Rate increases; the most debilitating piece of the personal insurance puzzle

Incomplete draft from March 15, 2015.  I could write this post, with very little variation, this week as well. That is a massive failure.  Adding any more to it would be a waste of time.

 

The setting; a longtime customer is hit with double-digit rate increases two years in a row.  First year can be absorbed but by the second they have had enough.  The end result; YOU keep the customer.  That is the goal right?  Find a group of people who trust you and keep their business with you as long as possible.  What happens?  His $5500 premium drops to $4200.  Yes, scary.  In that he decides to save some money and drops an umbrella.  We also move a child onto their own.  So where is the fail?

Well, he now is not a fan of the former company because he feels mistreated.   The former company loses him and also loses his sons household.  They lost the other son two years ago.  So now you are down three households.  Call it six policies but it is really nine.  Fortunately, you only cost me one household I managed to keep the other two.

But Billy, you lowered the premium they are paying didn’t you lose money?  You can make a case I did in the short term but did I really  I didn’t have to go find a new customer which is good.  I stood tall on the promise of taking care of the people who trust me which is good as well. With some technology that is not quite here yet the perceived loss will be even less.  But where does it start?

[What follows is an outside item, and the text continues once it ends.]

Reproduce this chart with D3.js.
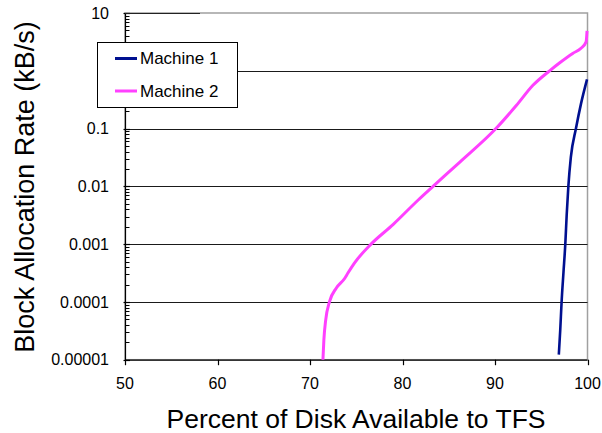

Thought 1; It starts with complete actuarial assessments.  Someone in their big home office made some mistakes.  Like the rest of the industry, they think most customers are dumb and lazy and treat them as such.  They are most certainly not and buying patterns have changed.  They think that customer needs them because their product is good.  It’s not, you are very close to being a commodity.  Most things you market are never used by a customer anyhow.  Remember, if they use that new add-on they don’t need they’ll likely be penalized. Maybe it is because they are so focused on the short-term and operate in a “silo”   I think this may be it.  See the underwriters and actuaries apparently are not in communication with the marketers.  They also are likely not likely listening to the actual people bringing them the business.